Construction of small domain estimators using the Canadian Labour Force Survey (LFS) motivates the proposed model and estimation procedures. The LFS is designed to produce estimates of employment characteristics for certain pre-specified geographic and demographic domains. Direct estimators for specific occupations in small provinces are not published due to large estimated coefficients of variation. A preliminary study conducted in cooperation with Statistics Canada investigated estimation procedures for small areas defined by the cross-classification of occupations and provinces using data from a previous Census as auxiliary information. For consistency with published estimates, predictors are desired that preserve the direct estimators of the margins of the two-way table.
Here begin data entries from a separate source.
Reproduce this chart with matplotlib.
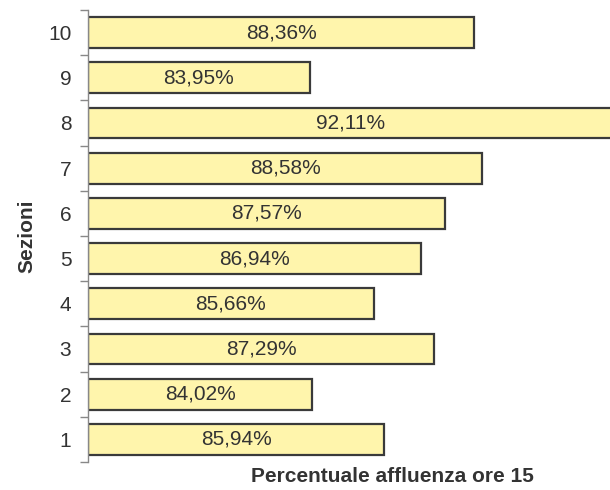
import matplotlib.pyplot as plt
import numpy as np

plt.rcParams['font.family'] = ['Liberation Sans', 'DejaVu Sans']

sezioni = [1, 2, 3, 4, 5, 6, 7, 8, 9, 10]
affluenza = [85.94, 84.02, 87.29, 85.66, 86.94, 87.57, 88.58, 92.11, 83.95, 88.36]
etichette = ["85,94%", "84,02%", "87,29%", "85,66%", "86,94%",
             "87,57%", "88,58%", "92,11%", "83,95%", "88,36%"]

x0 = 78
fig = plt.figure(figsize=(6.1, 4.9), dpi=100)
ax = fig.add_axes([88 / 610, 1 - 462 / 490, 1 - 88 / 610, 452 / 490])

vals = np.array(affluenza)
ax.barh(sezioni, vals - x0, left=x0, height=0.68, color="#fff5ac",
        edgecolor="#3a3a3a", linewidth=1.6, clip_on=True)

for s, v, t in zip(sezioni, vals, etichette):
    ax.text((x0 + v) / 2, s, t, ha="center", va="center",
            fontsize=15, color="#333333")

ax.set_xlim(x0, 92)
ax.set_ylim(0.5, 10.5)

# ticks at the category boundaries, labels in the middle
ax.set_yticks(np.arange(0.5, 11, 1))
ax.set_yticklabels([])
ax.set_yticks(sezioni, minor=True)
ax.set_yticklabels([str(s) for s in sezioni], minor=True, fontsize=15, color="#333333")
ax.tick_params(axis="y", which="major", length=6, width=1, color="#888888", direction="out")
ax.tick_params(axis="y", which="minor", length=0, pad=12)
ax.set_xticks([])

for side in ["top", "right", "bottom"]:
    ax.spines[side].set_visible(False)
ax.spines["left"].set_color("#888888")
ax.spines["left"].set_linewidth(1)

ax.set_ylabel("Sezioni", fontsize=15, fontweight="bold", color="#333333", labelpad=8)
ax.set_xlabel("Percentuale affluenza ore 15", fontsize=15, fontweight="bold",
              color="#333333")
ax.xaxis.set_label_coords(0.584, -0.012, transform=ax.transAxes)
ax.xaxis.label.set_va("top")

plt.savefig("out.png")
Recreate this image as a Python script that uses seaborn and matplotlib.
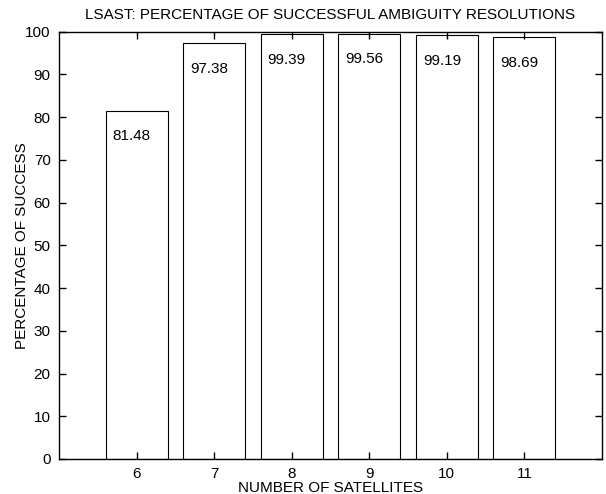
import pandas as pd
import matplotlib.pyplot as plt
import seaborn as sns

# data
satellites = [6, 7, 8, 9, 10, 11]
success_pct = [81.48, 97.38, 99.39, 99.56, 99.19, 98.69]
labels = ['81.48', '97.38', '99.39', '99.56', '99.19', '98.69']

df = pd.DataFrame({'sats': satellites, 'pct': success_pct})

sns.set_style('ticks')
plt.rcParams['font.family'] = ['Liberation Sans', 'DejaVu Sans']
plt.rcParams['text.color'] = 'black'
plt.rcParams['axes.labelcolor'] = 'black'
plt.rcParams['xtick.direction'] = 'in'
plt.rcParams['ytick.direction'] = 'in'
plt.rcParams['xtick.major.size'] = 5
plt.rcParams['ytick.major.size'] = 5
plt.rcParams['xtick.major.width'] = 1
plt.rcParams['ytick.major.width'] = 1

fig = plt.figure(figsize=(6.06, 4.94), dpi=100)
ax = fig.add_axes([0.0974, 0.0709, 0.8960, 0.8649])

sns.barplot(data=df, x='sats', y='pct', native_scale=True, color='white',
            edgecolor='black', linewidth=0.8, saturation=1, ax=ax)

# labels inside the bars, like matlab text(x-0.3, y-6, ...)
for x, y, lab in zip(satellites, success_pct, labels):
    ax.text(x - 0.31, y - 6, lab, ha='left', va='center', fontsize=11, color='black')

ax.set_xlim(5, 12)
ax.set_ylim(0, 100)
ax.set_xticks(satellites)
ax.set_yticks(range(0, 101, 10))
ax.tick_params(which='major', direction='in', length=5, width=1, bottom=True, left=True,
               top=True, right=True, labelsize=11, color='black', labelcolor='black', pad=6)
ax.set_axisbelow(False)
for s in ax.spines.values():
    s.set_visible(True)
    s.set_color('black')
    s.set_linewidth(1.0)

ax.set_title('LSAST: PERCENTAGE OF SUCCESSFUL AMBIGUITY RESOLUTIONS', fontsize=11, pad=9)
ax.set_xlabel('NUMBER OF SATELLITES', fontsize=11, labelpad=0)
ax.set_ylabel('PERCENTAGE OF SUCCESS', fontsize=11, labelpad=-3)

fig.savefig('out.png', dpi=100)
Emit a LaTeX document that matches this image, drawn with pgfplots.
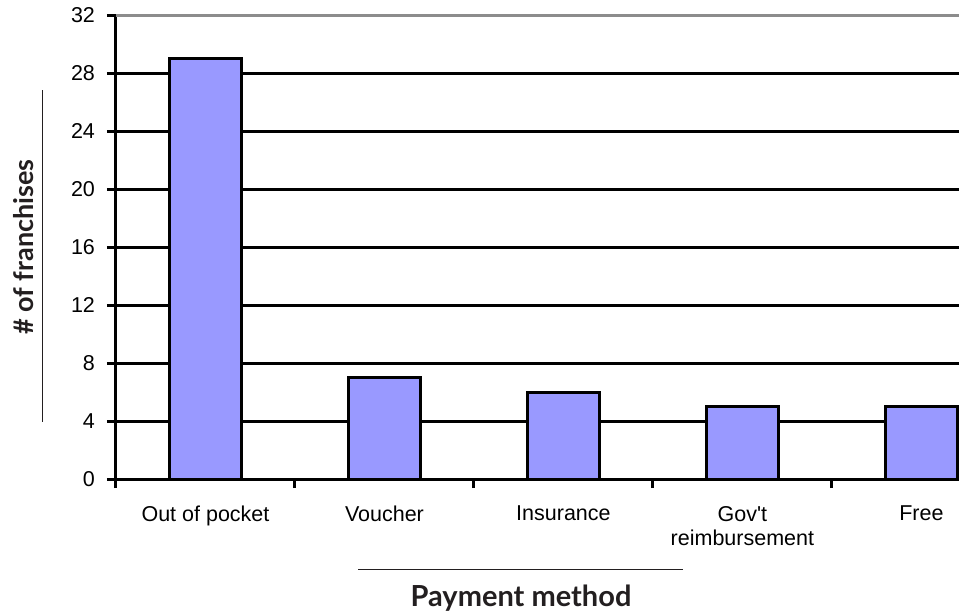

One method in the Statistics Canada study is based on a nonlinear mixed model for the direct estimators of the proportions. An initial predictor is defined to be a convex combination of the direct estimator and an estimator obtained by raking the Census totals to the direct estimators of the marginal totals. The estimators resulting from the raking operation are called the SPREE estimators and are expected to have smaller variances than the direct estimators. The weight assigned to the direct estimator depends on the relative magnitudes of an estimator of a random model component and an estimator of the sampling variance. The final predictors are defined by raking the initial predictors to the direct estimators of the marginal totals. Estimation of the mean squared error (MSE) of the predictors was not fully developed.

This dissertation addresses several issues raised by the procedure discussed above. First, the method above uses SPREE to estimate a fixed expected value. SPREE is unbiased if the Census interactions persist unchanged through time and is efficient if the direct estimators of the cell totals are realizations of independent Poisson random variables. A generalization of SPREE that is more efficient under a specified covariance structure is explored. A simulation study shows that predictors constructed under the specified covariance structure can have smaller MSE's than predictors calculated with the direct estimators of the variances. An estimator of the MSE of the initial convex combination of the direct estimator and the estimator of the fixed expected value is derived using Taylor linearizations. The LFS procedure uses a final raking operation to benchmark the predictors. A bootstrap procedure is investigated as a way to account for the effects of raking on the MSE's of the predictors. The procedures are applied to the Canadian Labour Force Survey, but the issues discussed are of general interest because they arise in many small area applications.